Advances in In Situ Alignment Calibration of Doppler and High/Low-end Attitude Sensors for Underwater Vehicle Navigation: Theory and Experimental Evaluation

This paper reports the development and comparative performance evaluation, using laboratory and at-sea field data, of new methods for the problem of in situ calibration of the alignment rotation matrix between Doppler sonar velocity sensors and attitude sensors arising in the navigation of underwater vehicles. Most previously reported solutions to this alignment calibration problem require the use of absolute navigation fixes of the underwater vehicle, thus requiring additional navigation sensors and/or beacons to be located externally and apart from the underwater vehicle. We report four novel alignment calibration methods employing only internal vehicle navigation sensors for velocity, acceleration, attitude, and depth. We report the results of comparative analysis of the performance of these new methods and a previously reported method with a navigation laboratory and at-sea field data.
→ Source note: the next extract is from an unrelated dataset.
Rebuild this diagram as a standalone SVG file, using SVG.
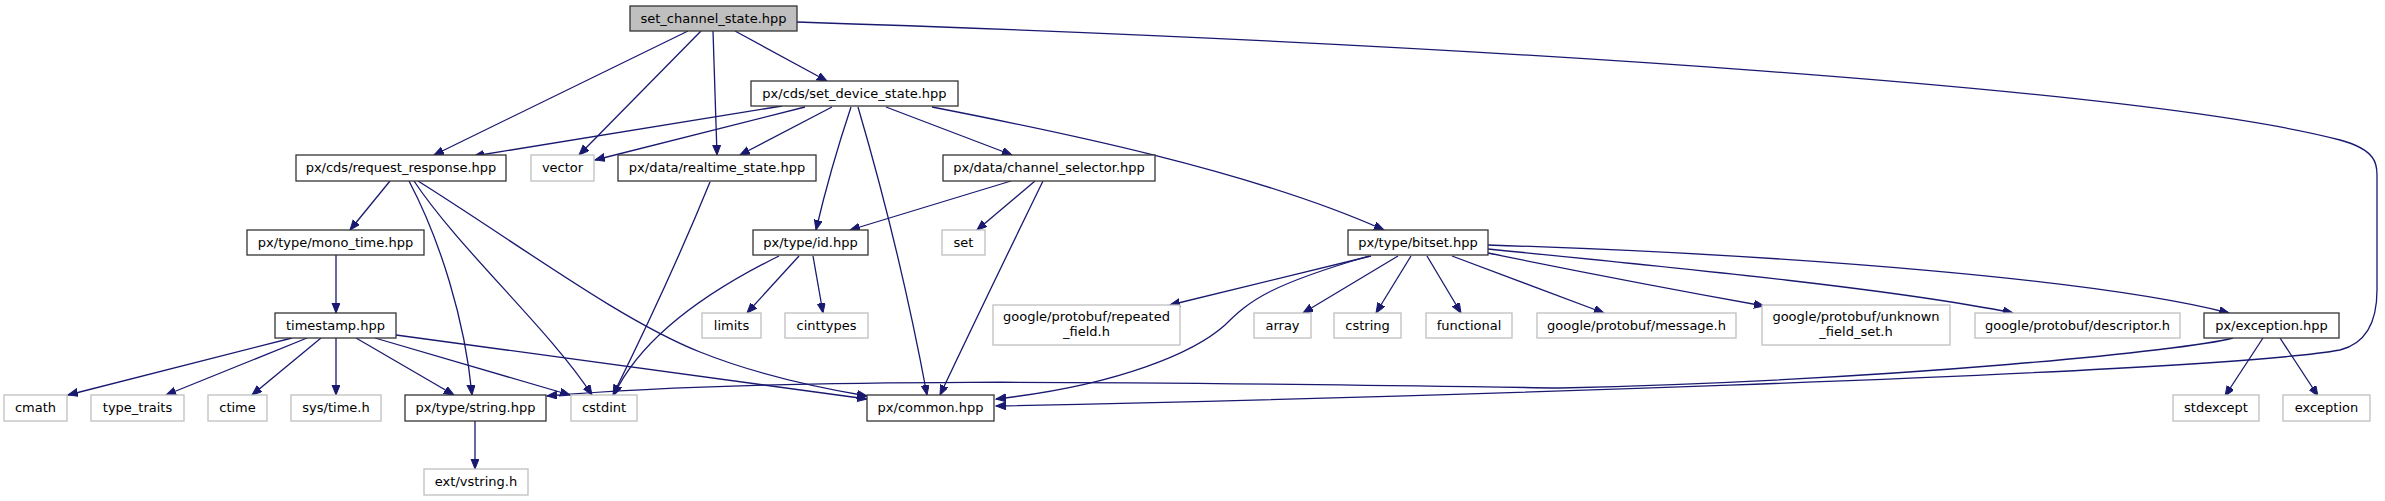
<svg xmlns="http://www.w3.org/2000/svg" width="2385" height="501" viewBox="0 0 2385 501">
<style>
.n rect{fill:#ffffff;stroke:#333333;stroke-width:1.3}
.x rect{fill:#ffffff;stroke:#bfbfbf;stroke-width:1.3}
.r rect{fill:#bfbfbf;stroke:#333333;stroke-width:1.3}
text{font-family:"DejaVu Sans","Liberation Sans",sans-serif;font-size:13px;fill:#000000;text-anchor:middle}
#edges path{fill:none;stroke:#191970;stroke-width:1.3;marker-end:url(#ah)}
</style>
<defs>
<marker id="ah" markerUnits="userSpaceOnUse" markerWidth="12" markerHeight="10" refX="10" refY="4" orient="auto">
<path d="M0,0 L10,4 L0,8 z" fill="#191970" stroke="#191970" stroke-width="1"/>
</marker>
</defs>
<rect width="2385" height="501" fill="#ffffff"/>
<g id="edges">
<path d="M688,31 L434,155"/>
<path d="M701,31 L579,155"/>
<path d="M713,31 L717,155"/>
<path d="M735,31 L827,81"/>
<path d="M797,22 C1500,45 2150,90 2340,140 C2377,150 2377,165 2377,175 L2377,290 C2377,330 2360,345 2340,350 C2200,375 1300,400 996,406"/>
<path d="M782,106 L474,156"/>
<path d="M805,107 L595,160"/>
<path d="M832,107 L740,155"/>
<path d="M851,107 Q830,170 816,230"/>
<path d="M858,107 Q900,250 927,395"/>
<path d="M886,107 L1012,155"/>
<path d="M932,107 C1050,130 1250,170 1384,230"/>
<path d="M390,181 L350,230"/>
<path d="M409,181 C440,240 465,320 472,395"/>
<path d="M414,181 C460,250 550,330 592,395"/>
<path d="M418,181 C520,245 620,320 700,352 C760,376 820,388 867,396"/>
<path d="M710,182 Q670,280 613,395"/>
<path d="M779,256 C700,295 640,340 614,395"/>
<path d="M799,256 L747,313"/>
<path d="M813,256 L823,313"/>
<path d="M1011,181 L850,230"/>
<path d="M1035,181 L977,230"/>
<path d="M1043,181 Q985,300 940,395"/>
<path d="M1371,256 L1170,305"/>
<path d="M1369,256 C1270,285 1250,300 1225,325 C1195,352 1120,385 996,399"/>
<path d="M1398,256 L1303,313"/>
<path d="M1411,256 L1376,313"/>
<path d="M1427,256 L1461,313"/>
<path d="M1452,256 L1604,313"/>
<path d="M1488,253 Q1620,280 1764,306"/>
<path d="M1488,249 C1700,270 1900,290 2013,313"/>
<path d="M1488,245 C1800,255 2100,280 2229,313"/>
<path d="M2263,338 L2225,396"/>
<path d="M2280,338 L2318,396"/>
<path d="M2233,338 C2190,350 1900,380 1560,388 C1200,383 800,375 547,396"/>
<path d="M336,255 L336,313"/>
<path d="M292,338 L68,395"/>
<path d="M307,338 L166,395"/>
<path d="M321,338 L252,395"/>
<path d="M336,338 L336,395"/>
<path d="M356,338 L454,395"/>
<path d="M375,338 L570,395"/>
<path d="M396,335 L867,399"/>
<path d="M475,421 L475,469"/>
</g>
<g id="set_channel_state" class="r"><rect x="630" y="6" width="167" height="25"/><text x="713.5" y="23">set_channel_state.hpp</text></g>
<g id="set_device_state" class="n"><rect x="751" y="81" width="207" height="25"/><text x="854.5" y="98">px/cds/set_device_state.hpp</text></g>
<g id="request_response" class="n"><rect x="296" y="155" width="210" height="26"/><text x="401" y="172">px/cds/request_response.hpp</text></g>
<g id="vector" class="x"><rect x="531" y="155" width="63" height="26"/><text x="562.5" y="172">vector</text></g>
<g id="realtime_state" class="n"><rect x="618" y="155" width="198" height="26"/><text x="717" y="172">px/data/realtime_state.hpp</text></g>
<g id="channel_selector" class="n"><rect x="943" y="155" width="212" height="26"/><text x="1049" y="172">px/data/channel_selector.hpp</text></g>
<g id="mono_time" class="n"><rect x="247" y="230" width="177" height="25"/><text x="335.5" y="247">px/type/mono_time.hpp</text></g>
<g id="id" class="n"><rect x="753" y="230" width="115" height="25"/><text x="810.5" y="247">px/type/id.hpp</text></g>
<g id="set" class="x"><rect x="942" y="230" width="43" height="25"/><text x="963.5" y="247">set</text></g>
<g id="bitset" class="n"><rect x="1348" y="230" width="140" height="25"/><text x="1418" y="247">px/type/bitset.hpp</text></g>
<g id="timestamp" class="n"><rect x="275" y="313" width="121" height="25"/><text x="335.5" y="330">timestamp.hpp</text></g>
<g id="limits" class="x"><rect x="702" y="313" width="59" height="25"/><text x="731.5" y="330">limits</text></g>
<g id="cinttypes" class="x"><rect x="785" y="313" width="83" height="25"/><text x="826.5" y="330">cinttypes</text></g>
<g id="repeated_field" class="x"><rect x="993" y="305" width="187" height="40"/><text x="1086.5" y="321">google/protobuf/repeated</text><text x="1086.5" y="336">_field.h</text></g>
<g id="array" class="x"><rect x="1254" y="313" width="57" height="25"/><text x="1282.5" y="330">array</text></g>
<g id="cstring" class="x"><rect x="1334" y="313" width="67" height="25"/><text x="1367.5" y="330">cstring</text></g>
<g id="functional" class="x"><rect x="1426" y="313" width="86" height="25"/><text x="1469" y="330">functional</text></g>
<g id="message" class="x"><rect x="1537" y="313" width="199" height="25"/><text x="1636.5" y="330">google/protobuf/message.h</text></g>
<g id="unknown_field_set" class="x"><rect x="1762" y="305" width="188" height="40"/><text x="1856" y="321">google/protobuf/unknown</text><text x="1856" y="336">_field_set.h</text></g>
<g id="descriptor" class="x"><rect x="1975" y="313" width="205" height="25"/><text x="2077.5" y="330">google/protobuf/descriptor.h</text></g>
<g id="exception_hpp" class="n"><rect x="2204" y="313" width="135" height="25"/><text x="2271.5" y="330">px/exception.hpp</text></g>
<g id="cmath" class="x"><rect x="4" y="395" width="63" height="26"/><text x="35.5" y="412">cmath</text></g>
<g id="type_traits" class="x"><rect x="91" y="395" width="93" height="26"/><text x="137.5" y="412">type_traits</text></g>
<g id="ctime" class="x"><rect x="208" y="395" width="59" height="26"/><text x="237.5" y="412">ctime</text></g>
<g id="sys_time" class="x"><rect x="291" y="395" width="90" height="26"/><text x="336" y="412">sys/time.h</text></g>
<g id="string" class="n"><rect x="405" y="395" width="141" height="26"/><text x="475.5" y="412">px/type/string.hpp</text></g>
<g id="cstdint" class="x"><rect x="571" y="395" width="66" height="26"/><text x="604" y="412">cstdint</text></g>
<g id="common" class="n"><rect x="867" y="395" width="127" height="26"/><text x="930.5" y="412">px/common.hpp</text></g>
<g id="stdexcept" class="x"><rect x="2173" y="395" width="86" height="26"/><text x="2216" y="412">stdexcept</text></g>
<g id="exception" class="x"><rect x="2283" y="395" width="87" height="26"/><text x="2326.5" y="412">exception</text></g>
<g id="vstring" class="x"><rect x="424" y="469" width="104" height="26"/><text x="476" y="486">ext/vstring.h</text></g>
</svg>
Laboratory data were obtained with the Johns Hopkins University JHU remotely operated underwater vehicle in the JHU Hydrodynamic Test Facility. At-sea field data were obtained from deep-water survey missions of the Sentry autonomous underwater vehicle conducted in March, 2011 in the Kermadec Arc in the Southern Pacific Ocean. In addition, we report a comparative experimental evaluation of several recently reported calibration methods when employing low-cost microelectromechanical system attitude sensors. In all these cases, the results reveal consistent differences in performance of the various methods when analyzed on navigation data from several different vehicle dives.